▸ Raw data:
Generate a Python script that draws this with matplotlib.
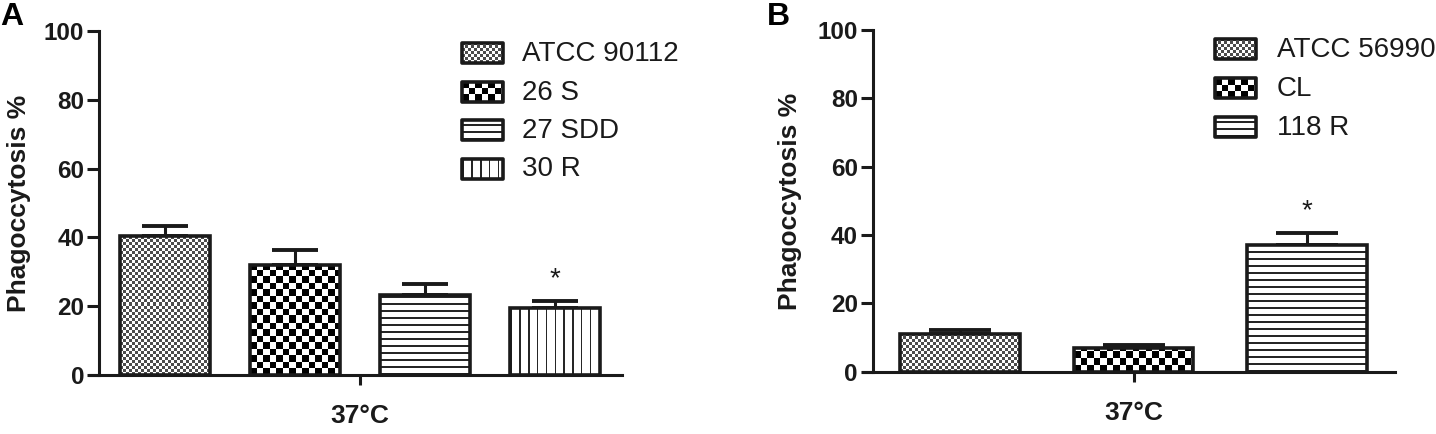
import numpy as np
import matplotlib
matplotlib.use("Agg")
import matplotlib.pyplot as plt
from matplotlib.patches import Rectangle

plt.rcParams['font.family'] = ['Liberation Sans', 'DejaVu Sans']

# data
group_label = '37°C'
yticks = [0, 20, 40, 60, 80, 100]
ylabel = 'Phagoccytosis %'

a_labels = ['ATCC 90112', '26 S', '27 SDD', '30 R']
a_values = [40.5, 32.0, 23.2, 19.6]
a_errors = [2.9, 4.2, 3.2, 1.8]
a_patterns = ['fine', 'coarse', 'hlines', 'vlines']
a_star = [False, False, False, True]

b_labels = ['ATCC 56990', 'CL', '118 R']
b_values = [11.0, 6.8, 37.1]
b_errors = [1.2, 1.0, 3.4]
b_patterns = ['fine', 'coarse', 'hlines']
b_star = [False, False, True]

INK = '#1a1a1a'
W, H = 1436, 434


def pattern_array(kind, w, h):
    yy, xx = np.mgrid[0:h, 0:w].astype(float)
    if kind == 'fine':
        arr = ((xx // 3 + yy // 3) % 2) * 0.7 + 0.3
    elif kind == 'coarse':
        arr = ((xx // 6.5 + yy // 6.5) % 2).astype(float)
    elif kind == 'hlines':
        arr = np.where((yy % 7.0) < 1.5, 0.15, 1.0)
    else:
        arr = np.where((xx % 8.8) < 1.5, 0.15, 1.0)
    return arr


def texture(ax, patch, kind, zorder):
    """Fill a patch with a pixel pattern clipped to its outline."""
    bb = patch.get_window_extent()
    w = max(int(round(bb.width)), 1)
    h = max(int(round(bb.height)), 1)
    inv = ax.transData.inverted()
    (x0, y0), (x1, y1) = inv.transform([[bb.x0, bb.y0], [bb.x1, bb.y1]])
    ax.imshow(pattern_array(kind, w, h), extent=(x0, x1, y0, y1), origin='lower',
              cmap='gray', vmin=0, vmax=1, interpolation='nearest',
              aspect='auto', clip_path=patch, zorder=zorder)


def panel(fig, rect, values, errors, patterns, stars, xlim, spine_x, tick_x):
    ax = fig.add_axes(rect)
    ax.set_xlim(*xlim)
    ax.set_ylim(0, 100)
    x = np.arange(len(values))
    bars = ax.bar(x, values, width=0.69, facecolor='none', edgecolor=INK,
                  linewidth=2.6, zorder=3)
    # bar width in pixels -> cap size (errorbar caps are 2*capsize wide)
    bar_px = ax.transData.transform([[0.69, 0], [0, 0]])
    bar_px = bar_px[0, 0] - bar_px[1, 0]
    ax.errorbar(x, values, yerr=[np.zeros(len(values)), errors], fmt='none',
                ecolor=INK, elinewidth=2.2, capthick=2.8,
                capsize=0.51 * bar_px / 2 * 72 / 100, zorder=2)
    for b, kind in zip(bars, patterns):
        texture(ax, b, kind, 2.5)
    for xi, v, e, s in zip(x, values, errors, stars):
        if s:
            ax.text(xi, v + e + 4.5, '*', ha='center', va='baseline',
                    fontsize=20, color=INK)

    for side in ('top', 'right'):
        ax.spines[side].set_visible(False)
    ax.spines['left'].set_position(('data', spine_x))
    ax.spines['left'].set_bounds(0, 100)
    for side in ('left', 'bottom'):
        ax.spines[side].set_linewidth(2.2)
        ax.spines[side].set_color(INK)
    ax.set_yticks(yticks)
    ax.set_xticks([tick_x], [group_label])
    ax.tick_params(axis='y', direction='out', length=8.6, width=2.2, pad=2,
                   color=INK, labelcolor=INK, labelsize=17.5)
    ax.tick_params(axis='x', direction='out', length=7, width=2.2, pad=14,
                   color=INK, labelcolor=INK, labelsize=19)
    for lab in ax.get_xticklabels() + ax.get_yticklabels():
        lab.set_fontweight('bold')
    ax.patch.set_visible(False)
    ax.set_xlim(*xlim)
    ax.set_ylim(0, 100)
    return ax


fig = plt.figure(figsize=(W / 100, H / 100), dpi=100)

panel(fig, [90 / W, (H - 375) / H, 532 / W, 344 / H],
      a_values, a_errors, a_patterns, a_star, (-0.577, 3.515), -0.508, 1.5)
panel(fig, [863 / W, (H - 371.7) / H, 532 / W, 341.7 / H],
      b_values, b_errors, b_patterns, b_star, (-0.559, 2.507), -0.503, 1.0)

# overlay in image pixel coordinates for letters, y labels and legends
ov = fig.add_axes([0, 0, 1, 1], zorder=5)
ov.set_xlim(0, W)
ov.set_ylim(H, 0)
ov.axis('off')

ov.text(0, 25, 'A', fontsize=23, fontweight='bold', color='black', va='baseline')
ov.text(767, 25, 'B', fontsize=23, fontweight='bold', color='black', va='baseline')
ov.text(19, 203, ylabel, rotation=90, ha='center', va='center',
        fontsize=19, fontweight='bold', color=INK)
ov.text(790, 201, ylabel, rotation=90, ha='center', va='center',
        fontsize=19, fontweight='bold', color=INK)


def legend(labels, patterns, x0, y_first, step, text_x):
    for i, (lab, kind) in enumerate(zip(labels, patterns)):
        yc = y_first + i * step
        r = Rectangle((x0, yc - 10), 41, 20, facecolor='none', edgecolor=INK,
                      linewidth=2.6, joinstyle='round', zorder=3)
        ov.add_patch(r)
        texture(ov, r, kind, 2)
        ov.text(text_x, yc + 1, lab, ha='left', va='center', fontsize=20,
                color=INK)


legend(a_labels, a_patterns, 462, 53, 38.5, 522)
legend(b_labels, b_patterns, 1215, 49, 39, 1277)

ov.set_xlim(0, W)
ov.set_ylim(H, 0)

fig.savefig('out.png', dpi=100)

▸ Exercise brief:
Skip the pictures, please, and transcribe only the lines from the beginning of the material through the one that contains "W, H = 1436, 434".

▸ Task solution:
Generate a Python script that draws this with matplotlib.
import numpy as np
import matplotlib
matplotlib.use("Agg")
import matplotlib.pyplot as plt
from matplotlib.patches import Rectangle

plt.rcParams['font.family'] = ['Liberation Sans', 'DejaVu Sans']

# data
group_label = '37°C'
yticks = [0, 20, 40, 60, 80, 100]
ylabel = 'Phagoccytosis %'

a_labels = ['ATCC 90112', '26 S', '27 SDD', '30 R']
a_values = [40.5, 32.0, 23.2, 19.6]
a_errors = [2.9, 4.2, 3.2, 1.8]
a_patterns = ['fine', 'coarse', 'hlines', 'vlines']
a_star = [False, False, False, True]

b_labels = ['ATCC 56990', 'CL', '118 R']
b_values = [11.0, 6.8, 37.1]
b_errors = [1.2, 1.0, 3.4]
b_patterns = ['fine', 'coarse', 'hlines']
b_star = [False, False, True]

INK = '#1a1a1a'
W, H = 1436, 434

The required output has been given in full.